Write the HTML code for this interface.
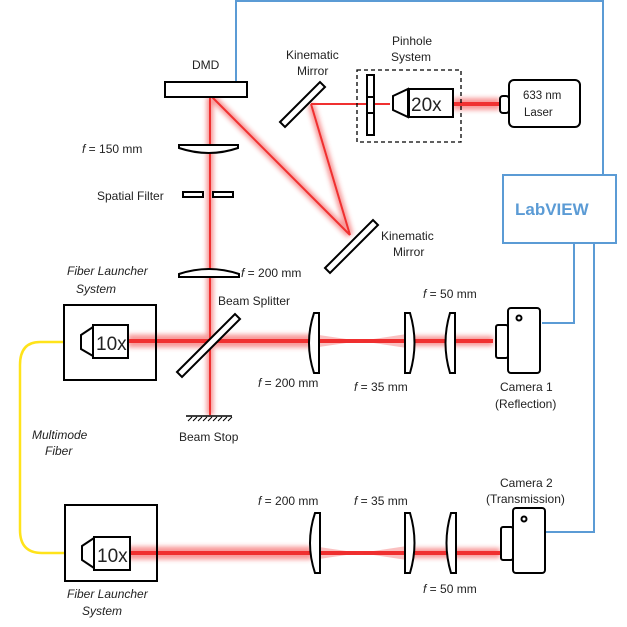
<!DOCTYPE html>
<html><head><meta charset="utf-8"><style>
body{margin:0;background:#fff}
svg{display:block}
text{font-family:"Liberation Sans",sans-serif;font-size:12px;fill:#222}
.i{font-style:italic}
</style></head><body>
<svg width="627" height="627" viewBox="0 0 627 627" xmlns="http://www.w3.org/2000/svg">
<defs>
<filter id="bl" x="-20%" y="-50%" width="140%" height="200%"><feGaussianBlur stdDeviation="2.5"/></filter>
</defs>
<g fill="none" stroke="#5b9bd5" stroke-width="2">
<polyline points="236,82 236,1 603,1 603,175"/>
<rect x="503" y="175" width="113" height="68" fill="#fff"/>
<polyline points="574,243 574,323 542,323"/>
<polyline points="594,243 594,532 545,532"/>
</g>
<text x="515" y="215" style="font-size:17px;font-weight:bold;fill:#5b9bd5">LabVIEW</text>

<g stroke="#f03030" fill="none">
<g stroke-width="7" opacity="0.5" filter="url(#bl)">
<line x1="210" y1="97" x2="210" y2="415"/>
<line x1="212" y1="97" x2="350" y2="235"/>
<line x1="311" y1="104" x2="350" y2="235"/>
<line x1="453" y1="104" x2="500" y2="104" stroke-width="12"/>
<line x1="128" y1="341" x2="312" y2="341" stroke-width="13"/>
<line x1="128" y1="553" x2="312" y2="553" stroke-width="13"/>
<line x1="407" y1="341" x2="493" y2="341" stroke-width="10"/>
<line x1="407" y1="553" x2="500" y2="553" stroke-width="10"/>
</g>
<line x1="210" y1="97" x2="210" y2="415" stroke-width="2"/>
<line x1="212" y1="97" x2="350" y2="235" stroke-width="2"/>
<line x1="311" y1="104" x2="350" y2="235" stroke-width="2"/>
<line x1="311" y1="104" x2="390" y2="104" stroke-width="2"/>
<line x1="453" y1="104" x2="500" y2="104" stroke-width="4"/>
<line x1="82" y1="341" x2="493" y2="341" stroke-width="4"/>
<line x1="82" y1="553" x2="500" y2="553" stroke-width="4"/>
</g>
<polygon points="312,334 360,341 312,348" fill="#f03030" opacity="0.3"/>
<polygon points="360,341 407,334 407,348" fill="#f03030" opacity="0.3"/>
<polygon points="312,546 360,553 312,560" fill="#f03030" opacity="0.3"/>
<polygon points="360,553 407,546 407,560" fill="#f03030" opacity="0.3"/>

<path d="M64,342 L40,342 Q20,342 20,365 L20,530 Q20,553 42,553 L65,553" fill="none" stroke="#ffe31a" stroke-width="2.5"/>

<g fill="#fff" stroke="#000" stroke-width="2">
<rect x="165" y="82" width="82" height="15"/>
<polygon points="280,122 320,82 325,87 285,127"/>
<polygon points="325,268 373,220 378,225 330,273"/>
<rect x="357" y="70" width="104" height="72" fill="none" stroke-dasharray="4,3" stroke-width="1.3"/>
<rect x="367" y="75" width="7" height="60"/>
<line x1="367" y1="97" x2="374" y2="97"/><line x1="367" y1="113" x2="374" y2="113"/>
<polygon points="393,96 408,89 408,117 393,110"/>
<rect x="409" y="89" width="44" height="28"/>
<rect x="509" y="80" width="71" height="47" rx="5"/>
<rect x="500" y="96" width="9" height="17" rx="3"/>
<path d="M179,145 L238,145 L238,148 Q209,158 179,148 Z"/>
<rect x="183" y="192" width="20" height="5"/>
<rect x="213" y="192" width="20" height="5"/>
<path d="M179,277 L239,277 L239,274 Q209,264 179,274 Z"/>
<polygon points="177,372 235,314 240,319 182,377"/>
<line x1="186" y1="416" x2="232" y2="416" stroke-width="1.5"/>
</g>
<g stroke="#000" stroke-width="1">
<line x1="188" y1="421" x2="192" y2="417"/><line x1="193" y1="421" x2="197" y2="417"/><line x1="198" y1="421" x2="202" y2="417"/><line x1="203" y1="421" x2="207" y2="417"/><line x1="208" y1="421" x2="212" y2="417"/><line x1="213" y1="421" x2="217" y2="417"/><line x1="218" y1="421" x2="222" y2="417"/><line x1="223" y1="421" x2="227" y2="417"/><line x1="228" y1="421" x2="232" y2="417"/>
</g>

<g fill="none" stroke="#000" stroke-width="2">
<rect x="64" y="305" width="92" height="75"/>
<polygon points="81,335 93,327 93,356 81,349" fill="#fff"/>
<rect x="93" y="325" width="35" height="33" fill="#fff"/>
<rect x="65" y="505" width="92" height="76"/>
<polygon points="82,546 94,538 94,568 82,560" fill="#fff"/>
<rect x="94" y="537" width="36" height="33" fill="#fff"/>
</g>
<g fill="#fff" stroke="#000" stroke-width="2">
<path d="M314,313 L319,313 L319,373 L314,373 Q304,343 314,313 Z"/>
<path d="M405,313 L410,313 Q419,343 410,373 L405,373 Z"/>
<path d="M450,313 L455,313 L455,373 L450,373 Q441,343 450,313 Z"/>
<path d="M315,513 L320,513 L320,573 L315,573 Q305,543 315,513 Z"/>
<path d="M405,513 L410,513 Q419,543 410,573 L405,573 Z"/>
<path d="M451,513 L456,513 L456,573 L451,573 Q442,543 451,513 Z"/>
<rect x="508" y="308" width="32" height="65" rx="3"/>
<rect x="496" y="325" width="12" height="33" rx="2"/>
<circle cx="519" cy="318" r="2.5"/>
<rect x="513" y="508" width="32" height="65" rx="3"/>
<rect x="501" y="527" width="12" height="33" rx="2"/>
<circle cx="524" cy="519" r="2.5"/>
</g>
<text x="96" y="350" style="font-size:19px">10x</text>
<text x="97" y="562" style="font-size:19px">10x</text>
<text x="411" y="111" style="font-size:19px">20x</text>
<text x="523" y="99" style="font-size:11.5px">633 nm</text>
<text x="524" y="116" style="font-size:11.5px">Laser</text>

<text x="192" y="69">DMD</text>
<text x="286" y="59">Kinematic</text>
<text x="297" y="75">Mirror</text>
<text x="392" y="45">Pinhole</text>
<text x="391" y="61">System</text>
<text x="381" y="240">Kinematic</text>
<text x="393" y="256">Mirror</text>
<text x="82" y="153"><tspan class="i">f</tspan> = 150 mm</text>
<text x="97" y="200">Spatial Filter</text>
<text x="241" y="277"><tspan class="i">f</tspan> = 200 mm</text>
<text x="67" y="275" class="i">Fiber Launcher</text>
<text x="76" y="293" class="i">System</text>
<text x="218" y="305">Beam Splitter</text>
<text x="423" y="298"><tspan class="i">f</tspan> = 50 mm</text>
<text x="258" y="387"><tspan class="i">f</tspan> = 200 mm</text>
<text x="354" y="391"><tspan class="i">f</tspan> = 35 mm</text>
<text x="500" y="391">Camera 1</text>
<text x="495" y="408">(Reflection)</text>
<text x="179" y="441">Beam Stop</text>
<text x="32" y="439" class="i">Multimode</text>
<text x="45" y="455" class="i">Fiber</text>
<text x="500" y="487">Camera 2</text>
<text x="486" y="503">(Transmission)</text>
<text x="258" y="505"><tspan class="i">f</tspan> = 200 mm</text>
<text x="354" y="505"><tspan class="i">f</tspan> = 35 mm</text>
<text x="423" y="593"><tspan class="i">f</tspan> = 50 mm</text>
<text x="67" y="598" class="i">Fiber Launcher</text>
<text x="82" y="615" class="i">System</text>
</svg>
</body></html>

□ □ □ □

Print the complete listing exactly, apart from any pictures.

Write the HTML code for this interface.
<!DOCTYPE html>
<html><head><meta charset="utf-8"><style>
body{margin:0;background:#fff}
svg{display:block}
text{font-family:"Liberation Sans",sans-serif;font-size:12px;fill:#222}
.i{font-style:italic}
</style></head><body>
<svg width="627" height="627" viewBox="0 0 627 627" xmlns="http://www.w3.org/2000/svg">
<defs>
<filter id="bl" x="-20%" y="-50%" width="140%" height="200%"><feGaussianBlur stdDeviation="2.5"/></filter>
</defs>
<g fill="none" stroke="#5b9bd5" stroke-width="2">
<polyline points="236,82 236,1 603,1 603,175"/>
<rect x="503" y="175" width="113" height="68" fill="#fff"/>
<polyline points="574,243 574,323 542,323"/>
<polyline points="594,243 594,532 545,532"/>
</g>
<text x="515" y="215" style="font-size:17px;font-weight:bold;fill:#5b9bd5">LabVIEW</text>

<g stroke="#f03030" fill="none">
<g stroke-width="7" opacity="0.5" filter="url(#bl)">
<line x1="210" y1="97" x2="210" y2="415"/>
<line x1="212" y1="97" x2="350" y2="235"/>
<line x1="311" y1="104" x2="350" y2="235"/>
<line x1="453" y1="104" x2="500" y2="104" stroke-width="12"/>
<line x1="128" y1="341" x2="312" y2="341" stroke-width="13"/>
<line x1="128" y1="553" x2="312" y2="553" stroke-width="13"/>
<line x1="407" y1="341" x2="493" y2="341" stroke-width="10"/>
<line x1="407" y1="553" x2="500" y2="553" stroke-width="10"/>
</g>
<line x1="210" y1="97" x2="210" y2="415" stroke-width="2"/>
<line x1="212" y1="97" x2="350" y2="235" stroke-width="2"/>
<line x1="311" y1="104" x2="350" y2="235" stroke-width="2"/>
<line x1="311" y1="104" x2="390" y2="104" stroke-width="2"/>
<line x1="453" y1="104" x2="500" y2="104" stroke-width="4"/>
<line x1="82" y1="341" x2="493" y2="341" stroke-width="4"/>
<line x1="82" y1="553" x2="500" y2="553" stroke-width="4"/>
</g>
<polygon points="312,334 360,341 312,348" fill="#f03030" opacity="0.3"/>
<polygon points="360,341 407,334 407,348" fill="#f03030" opacity="0.3"/>
<polygon points="312,546 360,553 312,560" fill="#f03030" opacity="0.3"/>
<polygon points="360,553 407,546 407,560" fill="#f03030" opacity="0.3"/>

<path d="M64,342 L40,342 Q20,342 20,365 L20,530 Q20,553 42,553 L65,553" fill="none" stroke="#ffe31a" stroke-width="2.5"/>

<g fill="#fff" stroke="#000" stroke-width="2">
<rect x="165" y="82" width="82" height="15"/>
<polygon points="280,122 320,82 325,87 285,127"/>
<polygon points="325,268 373,220 378,225 330,273"/>
<rect x="357" y="70" width="104" height="72" fill="none" stroke-dasharray="4,3" stroke-width="1.3"/>
<rect x="367" y="75" width="7" height="60"/>
<line x1="367" y1="97" x2="374" y2="97"/><line x1="367" y1="113" x2="374" y2="113"/>
<polygon points="393,96 408,89 408,117 393,110"/>
<rect x="409" y="89" width="44" height="28"/>
<rect x="509" y="80" width="71" height="47" rx="5"/>
<rect x="500" y="96" width="9" height="17" rx="3"/>
<path d="M179,145 L238,145 L238,148 Q209,158 179,148 Z"/>
<rect x="183" y="192" width="20" height="5"/>
<rect x="213" y="192" width="20" height="5"/>
<path d="M179,277 L239,277 L239,274 Q209,264 179,274 Z"/>
<polygon points="177,372 235,314 240,319 182,377"/>
<line x1="186" y1="416" x2="232" y2="416" stroke-width="1.5"/>
</g>
<g stroke="#000" stroke-width="1">
<line x1="188" y1="421" x2="192" y2="417"/><line x1="193" y1="421" x2="197" y2="417"/><line x1="198" y1="421" x2="202" y2="417"/><line x1="203" y1="421" x2="207" y2="417"/><line x1="208" y1="421" x2="212" y2="417"/><line x1="213" y1="421" x2="217" y2="417"/><line x1="218" y1="421" x2="222" y2="417"/><line x1="223" y1="421" x2="227" y2="417"/><line x1="228" y1="421" x2="232" y2="417"/>
</g>

<g fill="none" stroke="#000" stroke-width="2">
<rect x="64" y="305" width="92" height="75"/>
<polygon points="81,335 93,327 93,356 81,349" fill="#fff"/>
<rect x="93" y="325" width="35" height="33" fill="#fff"/>
<rect x="65" y="505" width="92" height="76"/>
<polygon points="82,546 94,538 94,568 82,560" fill="#fff"/>
<rect x="94" y="537" width="36" height="33" fill="#fff"/>
</g>
<g fill="#fff" stroke="#000" stroke-width="2">
<path d="M314,313 L319,313 L319,373 L314,373 Q304,343 314,313 Z"/>
<path d="M405,313 L410,313 Q419,343 410,373 L405,373 Z"/>
<path d="M450,313 L455,313 L455,373 L450,373 Q441,343 450,313 Z"/>
<path d="M315,513 L320,513 L320,573 L315,573 Q305,543 315,513 Z"/>
<path d="M405,513 L410,513 Q419,543 410,573 L405,573 Z"/>
<path d="M451,513 L456,513 L456,573 L451,573 Q442,543 451,513 Z"/>
<rect x="508" y="308" width="32" height="65" rx="3"/>
<rect x="496" y="325" width="12" height="33" rx="2"/>
<circle cx="519" cy="318" r="2.5"/>
<rect x="513" y="508" width="32" height="65" rx="3"/>
<rect x="501" y="527" width="12" height="33" rx="2"/>
<circle cx="524" cy="519" r="2.5"/>
</g>
<text x="96" y="350" style="font-size:19px">10x</text>
<text x="97" y="562" style="font-size:19px">10x</text>
<text x="411" y="111" style="font-size:19px">20x</text>
<text x="523" y="99" style="font-size:11.5px">633 nm</text>
<text x="524" y="116" style="font-size:11.5px">Laser</text>

<text x="192" y="69">DMD</text>
<text x="286" y="59">Kinematic</text>
<text x="297" y="75">Mirror</text>
<text x="392" y="45">Pinhole</text>
<text x="391" y="61">System</text>
<text x="381" y="240">Kinematic</text>
<text x="393" y="256">Mirror</text>
<text x="82" y="153"><tspan class="i">f</tspan> = 150 mm</text>
<text x="97" y="200">Spatial Filter</text>
<text x="241" y="277"><tspan class="i">f</tspan> = 200 mm</text>
<text x="67" y="275" class="i">Fiber Launcher</text>
<text x="76" y="293" class="i">System</text>
<text x="218" y="305">Beam Splitter</text>
<text x="423" y="298"><tspan class="i">f</tspan> = 50 mm</text>
<text x="258" y="387"><tspan class="i">f</tspan> = 200 mm</text>
<text x="354" y="391"><tspan class="i">f</tspan> = 35 mm</text>
<text x="500" y="391">Camera 1</text>
<text x="495" y="408">(Reflection)</text>
<text x="179" y="441">Beam Stop</text>
<text x="32" y="439" class="i">Multimode</text>
<text x="45" y="455" class="i">Fiber</text>
<text x="500" y="487">Camera 2</text>
<text x="486" y="503">(Transmission)</text>
<text x="258" y="505"><tspan class="i">f</tspan> = 200 mm</text>
<text x="354" y="505"><tspan class="i">f</tspan> = 35 mm</text>
<text x="423" y="593"><tspan class="i">f</tspan> = 50 mm</text>
<text x="67" y="598" class="i">Fiber Launcher</text>
<text x="82" y="615" class="i">System</text>
</svg>
</body></html>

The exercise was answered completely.